Now that Brian Williams has replaced Tom Brokaw as NBC's man in the chair, will the "Nightly News" veer to the right? Turns out Williams is a big fan of Rush Limbaugh's; in a recent Q&A with C-SPAN's Brian Lamb, Williams heaped praise on the right-wing radio icon, crediting him, among other things, with "giving birth to the Fox News Channel." Williams also propagated the long-running conservative claim of a liberal bias in the mainstream media:

"LAMB: I mean, how do you -- so much the conservative media criticize anchors living in New York City and in Connecticut for being isolated and never paying attention to their thought. How do you -- do you ever listen to the Limbaugh show or any of that stuff?

"WILLIAMS: Oh, often, often, and I'm one of the few in a very select group that Rush has allowed on when I've called in from the car. I do listen to Rush. I listen to it from a radio in my office or depending on my day, if I'm in the car, I will listen to Rush and he will tell you I've been listening for years. I think it's my duty to listen to Rush. I think Rush has actually yet to get the credit he is due because his audience for so many years felt they were in the wilderness of this country. No one was talking to them. They would look at mainstream media and they'd hear sentences like the following: Conservative firebrand Newt Gingrich today accused Massachusetts Senator Ted Kennedy

"Well, what's wrong with that sentence? My friend Brit Hume -- we covered the White House together, always would call reporters on this. Where's the appellation for Ted Kennedy in that sentence, you members of the perhaps unintentionally liberal media? Why aren't you calling Kennedy something if you're going to label Newt Gingrich a conservative firebrand? That's what Rush did. Rush said to millions of Americans, you have a home. Come with me. For three hours a day you can listen and hear the likeminded calling in from across the country and I'll read to you things perhaps you didn't see that are out there. I think Rush gave birth to the Fox news channel. I think Rush helped to give birth to a movement. I think he played his part in the contract with America. So I hope he gets his due as a broadcaster."

The AARP terrorist
Sen. Barbara Boxer, D-Calif., was a lonely voice of opposition in the wilderness of Condi Rice's Senate confirmation hearings last week. Her unabashed attack against Bush's nominee for secretary of state with respect to the administration's Iraq policy prompted Fox News Channel's Bill O'Reilly to shower Boxer with a series of attacks, many of them fact-challenged. Media Matters has a comprehensive list; one of the most intriguing items is O'Reilly's ripping Boxer for, of all things, supporting the Aviation Security Act.

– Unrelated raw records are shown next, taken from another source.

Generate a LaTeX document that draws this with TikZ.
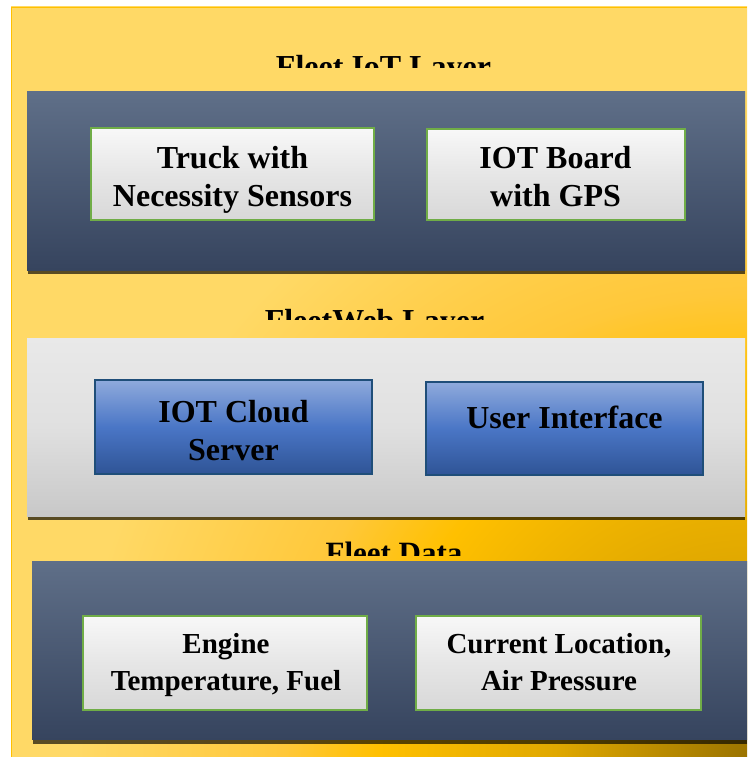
\documentclass[tikz,border=0pt]{standalone}
\usepackage{fontspec}
\setmainfont{Liberation Serif}
\definecolor{bgA}{HTML}{9A7300}
\definecolor{bgB}{HTML}{E0A800}
\definecolor{bgC}{HTML}{FFC000}
\definecolor{bgD}{HTML}{FFC83A}
\definecolor{bgE}{HTML}{FFD966}
\definecolor{bgLine}{HTML}{FFC000}
\definecolor{pnlTop}{HTML}{5F6F88}
\definecolor{pnlBot}{HTML}{36445E}
\definecolor{gryTop}{HTML}{E9E9E9}
\definecolor{gryMid}{HTML}{E0E0E0}
\definecolor{gryBot}{HTML}{C8C8C8}
\definecolor{lbTop}{HTML}{F8F8F8}
\definecolor{lbMid}{HTML}{E6E6E6}
\definecolor{lbBot}{HTML}{D8D8D8}
\definecolor{boxGreen}{HTML}{70AD47}
\definecolor{blTop}{HTML}{8FAADC}
\definecolor{blMid}{HTML}{4A76C6}
\definecolor{blBot}{HTML}{2F5496}
\definecolor{blLine}{HTML}{1F4E79}
\pgfdeclareradialshading{bgrad}{\pgfpoint{0bp}{0bp}}{%
 color(0bp)=(bgA); color(6bp)=(bgB); color(11.5bp)=(bgC); color(14.5bp)=(bgD); color(21bp)=(bgE); color(25bp)=(bgE); color(50bp)=(bgE)}
\tikzset{
 panelshadow/.style={fill=black, fill opacity=0.65, draw=none},
 darkpanel/.style={draw=none, inner sep=0pt, top color=pnlTop, bottom color=pnlBot},
 graypanel/.style={draw=none, inner sep=0pt, top color=gryTop, bottom color=gryBot, middle color=gryMid},
 lightbox/.style={draw=boxGreen, line width=2.2pt, inner sep=0pt, top color=lbTop, bottom color=lbBot, middle color=lbMid},
 bluebox/.style={draw=blLine, line width=2pt, inner sep=0pt, top color=blTop, bottom color=blBot, middle color=blMid},
 bigtxt/.style={inner sep=0pt, anchor=base, font=\fontsize{32}{38}\selectfont\bfseries},
 smalltxt/.style={inner sep=0pt, anchor=base, font=\fontsize{29}{37}\selectfont\bfseries},
 titletxt/.style={inner sep=0pt, anchor=base, font=\fontsize{32}{38}\selectfont\bfseries},
}
\newcommand{\twolines}[2]{\begin{tabular}[t]{@{}c@{}}#1\\#2\end{tabular}}
\begin{document}
\begin{tikzpicture}[x=1pt,y=-1pt]
\useasboundingbox (0,0) rectangle (747,757);
\fill[white] (0,0) rectangle (747,757);
% background
\begin{scope}
\clip (11,7) rectangle (747,757);
\shade[shading=bgrad] (-53,-43) rectangle (1547,1557);
\end{scope}
\draw[bgLine, line width=1.2pt] (11.6,757) -- (11.6,7.6) -- (747,7.6);
% titles (clipped)
\begin{scope}
\clip (0,0) rectangle (747,67.5);
\node[titletxt] (title1) at (383.5,78) {Fleet IoT Layer};
\end{scope}
\begin{scope}
\clip (0,0) rectangle (747,319.5);
\node[titletxt] (title2) at (374.5,331) {FleetWeb Layer};
\end{scope}
\begin{scope}
\clip (0,0) rectangle (747,555);
\node[titletxt, font=\fontsize{31}{37}\selectfont\bfseries] (title3) at (394,563.5) {Fleet Data};
\end{scope}
% panel 1
\fill[panelshadow] (28,96) rectangle (745,274);
\node[darkpanel, minimum width=718pt, minimum height=178pt] (iotpanel) at (386,181) {};
% panel 2
\fill[panelshadow] (28,342) rectangle (745,520);
\node[graypanel, minimum width=718pt, minimum height=178pt] (webpanel) at (386,427) {};
% panel 3
\fill[panelshadow] (33,565) rectangle (747,743.5);
\node[darkpanel, minimum width=715pt, minimum height=178.5pt] (datapanel) at (389.5,650.25) {};
% boxes
\node[lightbox, minimum width=283pt, minimum height=92pt] (truck) at (232.5,174) {};
\node[lightbox, minimum width=258pt, minimum height=91pt] (board) at (556,174.5) {};
\node[bluebox, minimum width=277pt, minimum height=94pt] (cloud) at (233.5,427) {};
\node[bluebox, minimum width=277pt, minimum height=93pt] (ui) at (564.5,428.5) {};
\node[lightbox, minimum width=284pt, minimum height=94pt] (engine) at (225,663) {};
\node[lightbox, minimum width=285pt, minimum height=94pt] (current) at (558.5,663) {};
% texts
\node[bigtxt] (truck-t) at (232.5,168) {\twolines{Truck with}{Necessity Sensors}};
\node[bigtxt] (board-t) at (555.5,168) {\twolines{IOT Board}{with GPS}};
\node[bigtxt] (cloud-t) at (233.5,422) {\twolines{IOT Cloud}{Server}};
\node[bigtxt] (ui-t) at (564.5,428) {User Interface};
\node[smalltxt] (engine-t) at (226,653) {\twolines{Engine}{Temperature, Fuel}};
\node[smalltxt] (current-t) at (559,653) {\twolines{Current Location,}{Air Pressure}};
\end{tikzpicture}
\end{document}
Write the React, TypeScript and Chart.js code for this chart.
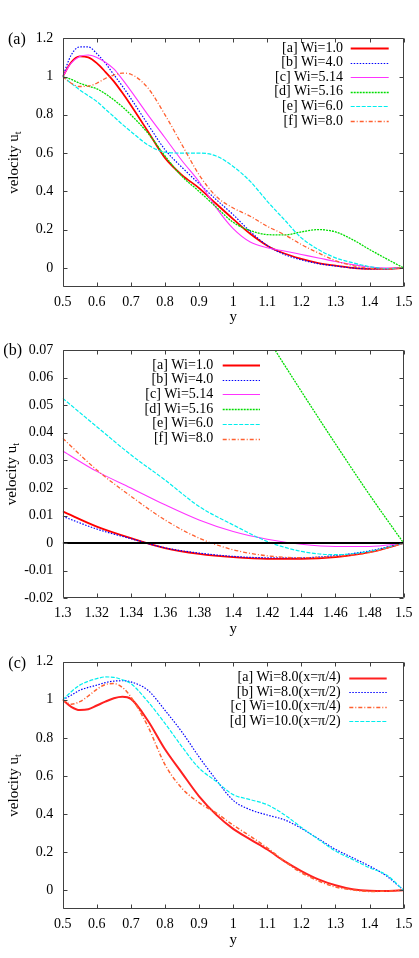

Apparently the liberal California lawmaker has a soft spot for brutalizing senior citizens.

"O'REILLY: She sponsored a bill, the Aviation Security Act, where they shake you down to get on a plane. She likes that. 'Let's shake everybody down. Let's get granny, turn her upside down and hold her by the ankles.' She's big on that. So, she was the sponsor of that. Next time you go in and some pinhead grabs your crotch, thank Barbara Boxer for that. Okay?"

As Media Matters points out, Ernest "Fritz" Hollings, the former Democratic senator from South Carolina, was the lead sponsor and putative author of the Aviation and Transportation Security Act, while Boxer was merely one of 30 cosponsors of the bill -- a list also comprising numerous Republicans, including Sen. John Warner of Virginia, Sen. Sam Brownback of Kansas, and Sen. Ted Stevens of Alaska.